Nama-nama di atas bagi sebagian orang jarang dikenal, tetapi di atas kanvas sejarah, mereka telah berhasil menorehkan tinta, meninggalkan jejak cerita, serta mewariskan ”Api Perjuangan”. Data-data ini direkam dan diuraikan dalam karya Anwar Haras (1960) ”Coup D’Etat dan Penumpasan Pemberontak di Gorontalo”. Bahkan, dalam karya tersebut. Seorang Guru bernama Djamal dari SMEA Negeri beroleh ruang memberi sambutan dan melaporkan mewakili Guru-Guru dan Pegawai. Pada 21 Desember 1959, Ia menulis sambutannya dengan sangat baik:
”… Tidak dapat kita lupakan bahwa dalam perdjoangan ini, kami kehilangan 23 orang kawan seperdjuangan dan diantaranya 15 orang Guru-Guru sekolah landjutan pertama/atas, di samping rakjat yang ikut menjadi korban. Achirnya, kepada pelajar-pelajar yang ikut serta dalam pembelaan negara ini baik secara aktif bergerilya maupun secara illegal dalam kota, kami ucapkan banyak-banyak terima kasih”

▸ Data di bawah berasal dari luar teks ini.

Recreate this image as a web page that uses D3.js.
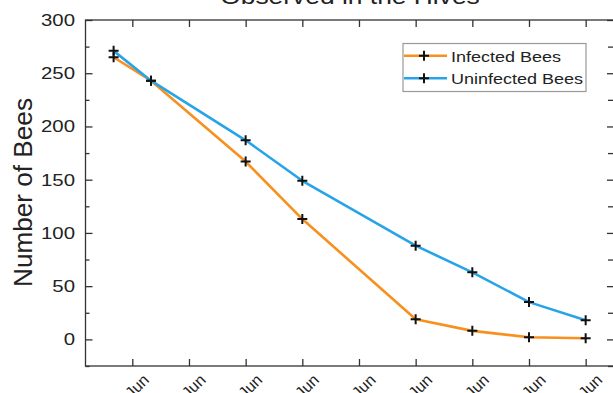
<!DOCTYPE html>
<html>
<head>
<meta charset="utf-8">
<script src="https://cdn.jsdelivr.net/npm/d3@7"></script>
<style>
  body { margin: 0; background: #fff; }
  svg { display: block; }
</style>
</head>
<body>
<div id="chart"></div>
<script>
// ---- data ----
var tickPos     = [0, 1, 2, 3, 4, 5, 6, 7, 8];
var tickLabels  = ["Jun", "Jun", "Jun", "Jun", "Jun", "Jun", "Jun", "Jun", "Jun"];
var sampleX     = [-0.33, 0.33, 2, 3, 5, 6, 7, 8];
var infected    = [265, 243, 167, 113, 19, 8, 2, 1];
var uninfected  = [271, 243, 187, 149, 88, 63, 35, 18];
var yMajor      = [0, 50, 100, 150, 200, 250, 300];
var yMinor      = [-25, 25, 75, 125, 175, 225, 275];
var seriesNames = ["Infected Bees", "Uninfected Bees"];

//configuration
var config = {};
config.width   = 613;
config.height  = 393;
config.left    = 85.5;
config.right   = 614;
config.top     = 20;
config.bottom  = 366;
config.font    = "'Liberation Sans', Arial, sans-serif";
config.axis    = "#333";
config.colors  = ["#f7901e", "#27a4e8"];

var svg = d3.select("#chart").append("svg")
    .attr("width", config.width)
    .attr("height", config.height);

var x = d3.scaleLinear().domain([-0.826, 8.5]).range([config.left, config.right]);
var y = d3.scaleLinear().domain([-25, 300]).range([config.bottom, config.top]);

//ticks, all pointing inward
function ticks(axis, tr){
    var g = svg.append("g").attr("transform", tr).call(axis);
    g.select(".domain").remove();
    g.selectAll("line").attr("stroke", config.axis).attr("stroke-width", 1.3);
    return g;
}
ticks(d3.axisLeft(y).tickValues(yMajor).tickSize(-7).tickFormat(""), "translate(" + config.left + ",0)");
ticks(d3.axisLeft(y).tickValues(yMinor).tickSize(-4).tickFormat(""), "translate(" + config.left + ",0)");
ticks(d3.axisRight(y).tickValues(yMajor).tickSize(-7).tickFormat(""), "translate(" + config.right + ",0)");
ticks(d3.axisRight(y).tickValues(yMinor).tickSize(-6).tickFormat(""), "translate(" + config.right + ",0)");
ticks(d3.axisBottom(x).tickValues(tickPos).tickSize(-7).tickFormat(""), "translate(0," + config.bottom + ")");
ticks(d3.axisTop(x).tickValues(tickPos).tickSize(-7).tickFormat(""), "translate(0," + config.top + ")");

//frame
svg.append("rect")
    .attr("x", config.left).attr("y", config.top)
    .attr("width", config.right - config.left)
    .attr("height", config.bottom - config.top)
    .attr("fill", "none")
    .attr("stroke", config.axis)
    .attr("stroke-width", 1.3);

//y tick labels
svg.selectAll("text.ylab")
    .data(yMajor)
    .enter().append("text")
    .attr("class", "ylab")
    .attr("transform", function(d){ return "translate(75," + (y(d) + 6) + ") scale(1.2,1)"; })
    .attr("text-anchor", "end")
    .style("font-family", config.font)
    .style("font-size", "17px")
    .attr("fill", "#222")
    .text(function(d){ return d; });

//x tick labels (rotated, cut at the bottom like the original)
svg.selectAll("text.xlab")
    .data(tickPos)
    .enter().append("text")
    .attr("class", "xlab")
    .attr("transform", function(d){ return "translate(" + (x(d) + 17.7) + ",381) rotate(-45)"; })
    .attr("text-anchor", "end")
    .style("font-family", config.font)
    .style("font-size", "16px")
    .attr("fill", "#222")
    .text(function(d, i){ return tickLabels[i]; });

//axis title
svg.append("text")
    .attr("transform", "translate(32,192.5) rotate(-90)")
    .attr("text-anchor", "middle")
    .attr("textLength", 189)
    .attr("lengthAdjust", "spacingAndGlyphs")
    .style("font-family", config.font)
    .style("font-size", "26px")
    .attr("fill", "#222")
    .text("Number of Bees");

//chart title (cut at the top)
svg.append("text")
    .attr("transform", "translate(350,4) scale(1.2,1)")
    .attr("text-anchor", "middle")
    .style("font-family", config.font)
    .style("font-size", "22px")
    .attr("fill", "#222")
    .text("Observed in the Hives");

//lines and markers
var line = d3.line()
    .x(function(d, i){ return x(sampleX[i]); })
    .y(function(d){ return y(d); });

function plus(g, cx, cy){
    g.append("path")
        .attr("d", "M" + (cx - 5) + "," + cy + "H" + (cx + 5) + "M" + cx + "," + (cy - 5) + "V" + (cy + 5))
        .attr("stroke", "#111")
        .attr("stroke-width", 2)
        .attr("fill", "none");
}

[infected, uninfected].forEach(function(series, k){
    svg.append("path")
        .datum(series)
        .attr("d", line)
        .attr("fill", "none")
        .attr("stroke", config.colors[k])
        .attr("stroke-width", 2.6)
        .attr("stroke-linejoin", "round");
});
[infected, uninfected].forEach(function(series){
    var g = svg.append("g");
    series.forEach(function(d, i){ plus(g, x(sampleX[i]), y(d)); });
});

//legend
var legend = svg.append("g").attr("class", "legend");
legend.append("rect")
    .attr("x", 403).attr("y", 43.5)
    .attr("width", 183).attr("height", 48)
    .attr("fill", "#fff")
    .attr("stroke", "#999")
    .attr("stroke-width", 1.2);
seriesNames.forEach(function(name, i){
    var ly = 55.7 + i * 22.6;
    legend.append("line")
        .attr("x1", 404).attr("x2", 447)
        .attr("y1", ly).attr("y2", ly)
        .attr("stroke", config.colors[i])
        .attr("stroke-width", 2.6);
    plus(legend, 424, ly);
    legend.append("text")
        .attr("transform", "translate(451," + (ly + 5.8) + ") scale(1.2,1)")
        .style("font-family", config.font)
        .style("font-size", "15px")
        .attr("fill", "#222")
        .text(name);
});
</script>
</body>
</html>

Angka 15 (lima belas) orang Guru yang wafat ketika itu tak bisa dikategorikan sedikit. Angka itu adalah nyawa sekaligus jejak pengabdian hingga titik akhir yang dilakukan para Guru pejuang di Gorontalo. Mereka membuktikan nasionalisme keguruan berlaku di manapun tempatnya. Perjuangan mereka telah melampaui apa yang dimengerti dengan tugas-tugas keguruan di masa sekarang (baca: mengajar).
Situasi di atas membuka jalan akan refleksi kesejarahan Gorontalo, bahwa sejarah Gorontalo tak bisa dilepaskan dengan sejarah Guru. Dimensi Guru dalam perlintasan dan panggung sejarah di Gorontalo merupakan titik menarik yang masih perlu mendapatkan perhatian. Bukan tak mungkin, selama ini narasi Guru masih terselip-selip dan belum sepenuhnya diangkat ke permukaan terutama dijadikan satu tema utuh yang terkoneksi dalam linimasa peristiwa heroik di Gorontalo termasuk 23 Januari 1942, masa Permesta dan ketika Pembentukan Provinsi Gorontalo.
Keutuhan tema itu, bisa diperlebar jejaknya di masa-masa kolonial. Kajian sebelumnya, telah ditunjukan Hasanuddin & Amin (2012) ”Gorontalo dalam Dinamika Sejarah Masa Kolonial” serta
Hasanuddin et al (2012) dalam ”Sejarah Pendidikan Gorontalo”. Di masa-masa itu, dengan situasi berkembangnya persekolahan –satu diantara pelopornya adalah Muhammadiyah– Gorontalo mengalami masalah kekurangan tenaga pengajar. Dengan jalan itu pula, pemuda Gorontalo/Kader Muhammadiyah dikirim ke Yogyakarta untuk menimba ilmu dengan harapan dapat menjadi pengajar di Gorontalo nantinya.
Pada akhirnya, 25 November 2025 kemarin yang kerap diperingati sebagai Hari Guru Nasional, merupakan sebuah momentum sejarah. Penting mengucapkan selamat Hari Guru, lebih-lebih merayakannya, mengadakan lomba, memberi hadiah dan menyemarakan kebersamaan. Namun, bukankah juga tak kalah penting untuk memastikan seorang Guru agar tetap selamat.
Sejak dulu hingga kini, makna keselamatan selalu ternilai dari sisi material, maka dalam konteks ini keselamatan itu bisa bersifat wawasan pengetahuan keguruan. Bila soal material, tampaknya sudah menjadi semacam lagu lama tentang faktor kesejahteraan sebagai problem dominan, maka soal pengetahuan, refleksi kesejarahan tentang Guru dapat menjadi nilai-nilai yang bisa ditanamkan sejak awal.
Upaya merefleksikan perjuangan Guru di masa lalu membawa pada ”kesadaran sejarah” akan tanggungjawab yang setiap saat akan diuji waktu dan keadaan. Satu hal yang tak boleh dilupakan. Meskipun pandangan Ki. Hadjar Dewantara ”setiap orang adalah Guru” kiranya menjadi penting untuk tidak salah berguru. Ingat, bahwa dalam sejarah Gorontalo ada demikian banyak Guru Pejuang. Mereka adalah cermin yang baik sekaligus dapat membawa kita berkaca tentang keteladanan dan pengorbanan. Sekali lagi, selamat hari Guru!!!.